According to Savills, the international real estate advisor, availability of core opportunities in Central London has declined almost 60% since its peak in Q1 2022. Conversely, the amount of core plus opportunities has increased significantly and now accounts for over 50% of available stock.
Savills figures show investment turnover in Central London in 2022 totalled £13.5 billion, in line with 2021 turnover, but down on the long-term average by 19%. A record Q1 (360% up on 2021 and 85% above the 10-year average) accounted for 46% of 2022 turnover; H1 as a whole contributed two thirds of the yearly total volume. Wider economic and political challenges impacted activity in the second half of the year, with only £1.2 billion transacting in the fourth quarter, the lowest Q4 volume since 1998 and down on the long-term average by 80%, the firm reports.
The analysis shows that international investors continued to be the main driver of London activity, accounting for 77% of turnover, as they continued to strengthen their foothold in the market. Asia Pac investors took the majority share, accounting for a third of investment turnover in 2022, more than doubling the quantum they were responsible for in 2021, followed by US and European investors. Investors from the Middle East accounted for 45% of Q4 turnover off the back of two transactions.

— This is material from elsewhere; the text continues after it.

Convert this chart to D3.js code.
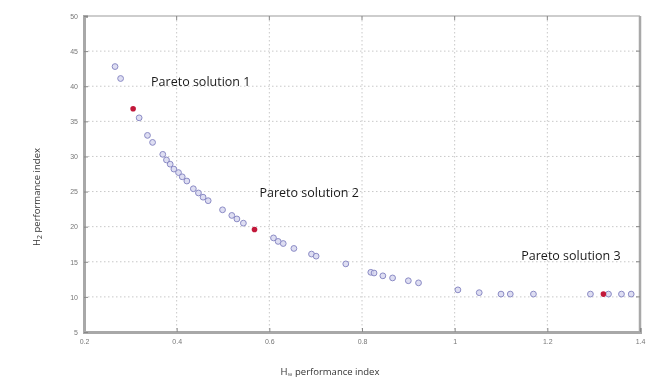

Richard Garside, Head of Central London investment at Savills, comments: “The start of 2022 demonstrated that demand for Central London offices was as strong as ever, but this quickly changed, driven by uncertainty around both local and global political and economic shocks, giving investors good reason to pause as shown in the Q4 figures. How this plays out in 2023 will be defined to some extent by these wider factors and some old school fundamentals of supply and demand. Our investment stock tracker is showing an ongoing lack of best-in-class core assets, suggesting that pricing of these buildings will continue to be cushioned from pressures felt elsewhere in the market as investors are becoming more and more selective”.